:: Provided data ::

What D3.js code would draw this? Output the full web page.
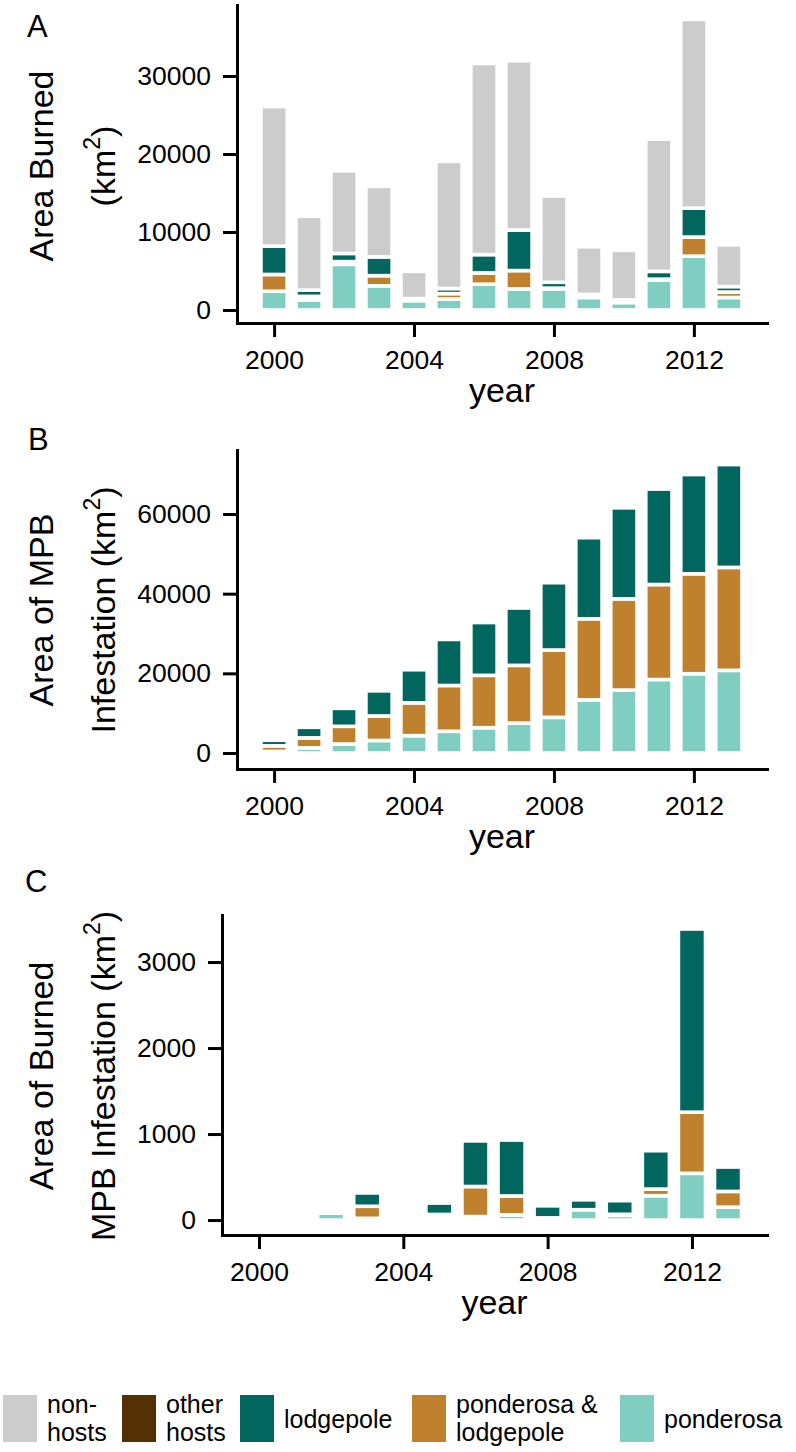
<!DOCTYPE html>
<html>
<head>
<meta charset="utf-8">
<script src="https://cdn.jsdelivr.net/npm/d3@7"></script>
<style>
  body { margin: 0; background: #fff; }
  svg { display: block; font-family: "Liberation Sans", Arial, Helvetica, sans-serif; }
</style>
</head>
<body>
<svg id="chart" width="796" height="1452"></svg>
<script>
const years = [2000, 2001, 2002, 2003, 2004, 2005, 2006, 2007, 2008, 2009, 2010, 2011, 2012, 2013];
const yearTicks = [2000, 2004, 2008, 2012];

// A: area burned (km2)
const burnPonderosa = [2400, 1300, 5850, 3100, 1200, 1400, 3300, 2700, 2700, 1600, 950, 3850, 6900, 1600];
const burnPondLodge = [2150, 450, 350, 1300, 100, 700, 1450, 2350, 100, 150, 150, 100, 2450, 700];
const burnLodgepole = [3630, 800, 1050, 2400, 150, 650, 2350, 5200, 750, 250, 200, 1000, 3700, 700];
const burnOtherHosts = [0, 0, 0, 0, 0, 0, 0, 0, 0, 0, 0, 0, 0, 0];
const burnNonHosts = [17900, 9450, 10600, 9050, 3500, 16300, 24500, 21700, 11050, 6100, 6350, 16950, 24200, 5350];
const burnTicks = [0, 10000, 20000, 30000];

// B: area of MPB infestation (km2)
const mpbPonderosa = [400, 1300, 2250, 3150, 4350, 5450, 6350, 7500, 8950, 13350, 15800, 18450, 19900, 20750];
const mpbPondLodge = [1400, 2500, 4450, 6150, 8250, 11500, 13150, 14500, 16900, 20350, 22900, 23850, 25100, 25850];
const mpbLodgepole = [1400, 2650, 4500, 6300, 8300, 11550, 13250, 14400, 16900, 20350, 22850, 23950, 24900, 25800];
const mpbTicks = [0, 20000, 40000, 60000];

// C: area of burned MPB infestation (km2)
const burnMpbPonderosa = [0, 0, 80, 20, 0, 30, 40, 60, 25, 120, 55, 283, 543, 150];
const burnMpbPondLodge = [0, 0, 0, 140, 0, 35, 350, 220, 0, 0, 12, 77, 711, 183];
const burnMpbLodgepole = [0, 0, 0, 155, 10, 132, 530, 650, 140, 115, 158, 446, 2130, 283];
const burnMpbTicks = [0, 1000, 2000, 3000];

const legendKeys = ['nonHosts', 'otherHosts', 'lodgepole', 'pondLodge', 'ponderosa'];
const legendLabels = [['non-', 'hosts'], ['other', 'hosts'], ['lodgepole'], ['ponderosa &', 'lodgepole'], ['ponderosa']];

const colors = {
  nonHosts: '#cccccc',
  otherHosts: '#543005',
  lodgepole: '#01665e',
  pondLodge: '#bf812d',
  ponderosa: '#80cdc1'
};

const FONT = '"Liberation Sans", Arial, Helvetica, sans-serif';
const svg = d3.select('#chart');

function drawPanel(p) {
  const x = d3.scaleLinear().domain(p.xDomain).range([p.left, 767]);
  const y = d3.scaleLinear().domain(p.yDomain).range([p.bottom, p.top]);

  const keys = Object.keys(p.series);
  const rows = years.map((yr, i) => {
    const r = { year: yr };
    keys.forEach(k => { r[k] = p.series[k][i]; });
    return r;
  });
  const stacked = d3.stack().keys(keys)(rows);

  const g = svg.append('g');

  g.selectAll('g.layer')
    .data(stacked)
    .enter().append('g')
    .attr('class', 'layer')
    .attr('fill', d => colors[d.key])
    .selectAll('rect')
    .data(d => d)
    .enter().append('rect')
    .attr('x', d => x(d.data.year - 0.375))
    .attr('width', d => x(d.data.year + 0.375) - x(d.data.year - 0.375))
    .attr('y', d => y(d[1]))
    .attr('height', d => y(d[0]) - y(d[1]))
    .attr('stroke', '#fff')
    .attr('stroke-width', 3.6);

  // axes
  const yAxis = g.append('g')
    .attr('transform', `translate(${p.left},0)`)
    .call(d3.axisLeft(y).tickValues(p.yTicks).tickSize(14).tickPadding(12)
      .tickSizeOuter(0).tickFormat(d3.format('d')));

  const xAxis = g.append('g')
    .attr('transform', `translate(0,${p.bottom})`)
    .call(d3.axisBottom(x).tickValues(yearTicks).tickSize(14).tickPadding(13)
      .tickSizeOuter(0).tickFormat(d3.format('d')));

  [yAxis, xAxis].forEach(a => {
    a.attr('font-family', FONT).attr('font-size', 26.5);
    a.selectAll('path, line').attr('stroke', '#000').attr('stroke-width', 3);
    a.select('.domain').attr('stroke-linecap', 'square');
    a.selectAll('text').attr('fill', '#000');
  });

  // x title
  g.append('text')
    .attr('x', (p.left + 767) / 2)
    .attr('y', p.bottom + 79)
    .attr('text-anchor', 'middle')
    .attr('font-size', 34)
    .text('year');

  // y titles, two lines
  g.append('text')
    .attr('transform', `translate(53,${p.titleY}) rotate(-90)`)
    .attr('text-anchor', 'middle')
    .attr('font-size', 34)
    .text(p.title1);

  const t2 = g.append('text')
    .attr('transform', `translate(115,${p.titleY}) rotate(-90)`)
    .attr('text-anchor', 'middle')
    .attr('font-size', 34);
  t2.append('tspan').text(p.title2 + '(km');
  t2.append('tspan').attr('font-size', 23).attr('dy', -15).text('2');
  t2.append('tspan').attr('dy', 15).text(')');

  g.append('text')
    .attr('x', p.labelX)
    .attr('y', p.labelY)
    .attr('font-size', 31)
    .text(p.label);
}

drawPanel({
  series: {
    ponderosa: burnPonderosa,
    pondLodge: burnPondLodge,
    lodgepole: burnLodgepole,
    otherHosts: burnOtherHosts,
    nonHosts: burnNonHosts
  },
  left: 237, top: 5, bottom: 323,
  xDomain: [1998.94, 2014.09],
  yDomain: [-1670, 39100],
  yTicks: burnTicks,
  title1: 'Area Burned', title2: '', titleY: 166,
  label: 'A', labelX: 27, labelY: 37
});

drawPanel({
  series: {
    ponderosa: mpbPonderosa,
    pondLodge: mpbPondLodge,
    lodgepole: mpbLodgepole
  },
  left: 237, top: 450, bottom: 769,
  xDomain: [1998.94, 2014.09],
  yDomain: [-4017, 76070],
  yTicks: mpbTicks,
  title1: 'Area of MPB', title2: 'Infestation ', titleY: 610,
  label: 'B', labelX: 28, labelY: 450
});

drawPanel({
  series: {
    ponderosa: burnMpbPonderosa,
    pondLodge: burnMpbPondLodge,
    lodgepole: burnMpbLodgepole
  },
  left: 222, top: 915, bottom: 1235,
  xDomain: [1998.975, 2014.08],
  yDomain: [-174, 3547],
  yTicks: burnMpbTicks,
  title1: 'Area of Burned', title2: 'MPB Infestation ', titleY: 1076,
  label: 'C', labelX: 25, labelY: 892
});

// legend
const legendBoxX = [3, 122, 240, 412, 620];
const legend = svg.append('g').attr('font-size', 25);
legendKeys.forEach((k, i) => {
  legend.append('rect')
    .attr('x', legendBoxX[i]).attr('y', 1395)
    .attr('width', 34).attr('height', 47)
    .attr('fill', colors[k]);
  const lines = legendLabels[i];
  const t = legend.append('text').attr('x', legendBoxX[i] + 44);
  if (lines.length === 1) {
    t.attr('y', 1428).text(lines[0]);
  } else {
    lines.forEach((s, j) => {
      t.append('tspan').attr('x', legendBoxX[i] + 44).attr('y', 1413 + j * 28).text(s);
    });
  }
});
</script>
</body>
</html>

:::

_Exercise requirements_.
Write out the full set of lines verbatim, without the pictures.

_Answer to this exercise_.
What D3.js code would draw this? Output the full web page.
<!DOCTYPE html>
<html>
<head>
<meta charset="utf-8">
<script src="https://cdn.jsdelivr.net/npm/d3@7"></script>
<style>
  body { margin: 0; background: #fff; }
  svg { display: block; font-family: "Liberation Sans", Arial, Helvetica, sans-serif; }
</style>
</head>
<body>
<svg id="chart" width="796" height="1452"></svg>
<script>
const years = [2000, 2001, 2002, 2003, 2004, 2005, 2006, 2007, 2008, 2009, 2010, 2011, 2012, 2013];
const yearTicks = [2000, 2004, 2008, 2012];

// A: area burned (km2)
const burnPonderosa = [2400, 1300, 5850, 3100, 1200, 1400, 3300, 2700, 2700, 1600, 950, 3850, 6900, 1600];
const burnPondLodge = [2150, 450, 350, 1300, 100, 700, 1450, 2350, 100, 150, 150, 100, 2450, 700];
const burnLodgepole = [3630, 800, 1050, 2400, 150, 650, 2350, 5200, 750, 250, 200, 1000, 3700, 700];
const burnOtherHosts = [0, 0, 0, 0, 0, 0, 0, 0, 0, 0, 0, 0, 0, 0];
const burnNonHosts = [17900, 9450, 10600, 9050, 3500, 16300, 24500, 21700, 11050, 6100, 6350, 16950, 24200, 5350];
const burnTicks = [0, 10000, 20000, 30000];

// B: area of MPB infestation (km2)
const mpbPonderosa = [400, 1300, 2250, 3150, 4350, 5450, 6350, 7500, 8950, 13350, 15800, 18450, 19900, 20750];
const mpbPondLodge = [1400, 2500, 4450, 6150, 8250, 11500, 13150, 14500, 16900, 20350, 22900, 23850, 25100, 25850];
const mpbLodgepole = [1400, 2650, 4500, 6300, 8300, 11550, 13250, 14400, 16900, 20350, 22850, 23950, 24900, 25800];
const mpbTicks = [0, 20000, 40000, 60000];

// C: area of burned MPB infestation (km2)
const burnMpbPonderosa = [0, 0, 80, 20, 0, 30, 40, 60, 25, 120, 55, 283, 543, 150];
const burnMpbPondLodge = [0, 0, 0, 140, 0, 35, 350, 220, 0, 0, 12, 77, 711, 183];
const burnMpbLodgepole = [0, 0, 0, 155, 10, 132, 530, 650, 140, 115, 158, 446, 2130, 283];
const burnMpbTicks = [0, 1000, 2000, 3000];

const legendKeys = ['nonHosts', 'otherHosts', 'lodgepole', 'pondLodge', 'ponderosa'];
const legendLabels = [['non-', 'hosts'], ['other', 'hosts'], ['lodgepole'], ['ponderosa &', 'lodgepole'], ['ponderosa']];

const colors = {
  nonHosts: '#cccccc',
  otherHosts: '#543005',
  lodgepole: '#01665e',
  pondLodge: '#bf812d',
  ponderosa: '#80cdc1'
};

const FONT = '"Liberation Sans", Arial, Helvetica, sans-serif';
const svg = d3.select('#chart');

function drawPanel(p) {
  const x = d3.scaleLinear().domain(p.xDomain).range([p.left, 767]);
  const y = d3.scaleLinear().domain(p.yDomain).range([p.bottom, p.top]);

  const keys = Object.keys(p.series);
  const rows = years.map((yr, i) => {
    const r = { year: yr };
    keys.forEach(k => { r[k] = p.series[k][i]; });
    return r;
  });
  const stacked = d3.stack().keys(keys)(rows);

  const g = svg.append('g');

  g.selectAll('g.layer')
    .data(stacked)
    .enter().append('g')
    .attr('class', 'layer')
    .attr('fill', d => colors[d.key])
    .selectAll('rect')
    .data(d => d)
    .enter().append('rect')
    .attr('x', d => x(d.data.year - 0.375))
    .attr('width', d => x(d.data.year + 0.375) - x(d.data.year - 0.375))
    .attr('y', d => y(d[1]))
    .attr('height', d => y(d[0]) - y(d[1]))
    .attr('stroke', '#fff')
    .attr('stroke-width', 3.6);

  // axes
  const yAxis = g.append('g')
    .attr('transform', `translate(${p.left},0)`)
    .call(d3.axisLeft(y).tickValues(p.yTicks).tickSize(14).tickPadding(12)
      .tickSizeOuter(0).tickFormat(d3.format('d')));

  const xAxis = g.append('g')
    .attr('transform', `translate(0,${p.bottom})`)
    .call(d3.axisBottom(x).tickValues(yearTicks).tickSize(14).tickPadding(13)
      .tickSizeOuter(0).tickFormat(d3.format('d')));

  [yAxis, xAxis].forEach(a => {
    a.attr('font-family', FONT).attr('font-size', 26.5);
    a.selectAll('path, line').attr('stroke', '#000').attr('stroke-width', 3);
    a.select('.domain').attr('stroke-linecap', 'square');
    a.selectAll('text').attr('fill', '#000');
  });

  // x title
  g.append('text')
    .attr('x', (p.left + 767) / 2)
    .attr('y', p.bottom + 79)
    .attr('text-anchor', 'middle')
    .attr('font-size', 34)
    .text('year');

  // y titles, two lines
  g.append('text')
    .attr('transform', `translate(53,${p.titleY}) rotate(-90)`)
    .attr('text-anchor', 'middle')
    .attr('font-size', 34)
    .text(p.title1);

  const t2 = g.append('text')
    .attr('transform', `translate(115,${p.titleY}) rotate(-90)`)
    .attr('text-anchor', 'middle')
    .attr('font-size', 34);
  t2.append('tspan').text(p.title2 + '(km');
  t2.append('tspan').attr('font-size', 23).attr('dy', -15).text('2');
  t2.append('tspan').attr('dy', 15).text(')');

  g.append('text')
    .attr('x', p.labelX)
    .attr('y', p.labelY)
    .attr('font-size', 31)
    .text(p.label);
}

drawPanel({
  series: {
    ponderosa: burnPonderosa,
    pondLodge: burnPondLodge,
    lodgepole: burnLodgepole,
    otherHosts: burnOtherHosts,
    nonHosts: burnNonHosts
  },
  left: 237, top: 5, bottom: 323,
  xDomain: [1998.94, 2014.09],
  yDomain: [-1670, 39100],
  yTicks: burnTicks,
  title1: 'Area Burned', title2: '', titleY: 166,
  label: 'A', labelX: 27, labelY: 37
});

drawPanel({
  series: {
    ponderosa: mpbPonderosa,
    pondLodge: mpbPondLodge,
    lodgepole: mpbLodgepole
  },
  left: 237, top: 450, bottom: 769,
  xDomain: [1998.94, 2014.09],
  yDomain: [-4017, 76070],
  yTicks: mpbTicks,
  title1: 'Area of MPB', title2: 'Infestation ', titleY: 610,
  label: 'B', labelX: 28, labelY: 450
});

drawPanel({
  series: {
    ponderosa: burnMpbPonderosa,
    pondLodge: burnMpbPondLodge,
    lodgepole: burnMpbLodgepole
  },
  left: 222, top: 915, bottom: 1235,
  xDomain: [1998.975, 2014.08],
  yDomain: [-174, 3547],
  yTicks: burnMpbTicks,
  title1: 'Area of Burned', title2: 'MPB Infestation ', titleY: 1076,
  label: 'C', labelX: 25, labelY: 892
});

// legend
const legendBoxX = [3, 122, 240, 412, 620];
const legend = svg.append('g').attr('font-size', 25);
legendKeys.forEach((k, i) => {
  legend.append('rect')
    .attr('x', legendBoxX[i]).attr('y', 1395)
    .attr('width', 34).attr('height', 47)
    .attr('fill', colors[k]);
  const lines = legendLabels[i];
  const t = legend.append('text').attr('x', legendBoxX[i] + 44);
  if (lines.length === 1) {
    t.attr('y', 1428).text(lines[0]);
  } else {
    lines.forEach((s, j) => {
      t.append('tspan').attr('x', legendBoxX[i] + 44).attr('y', 1413 + j * 28).text(s);
    });
  }
});
</script>
</body>
</html>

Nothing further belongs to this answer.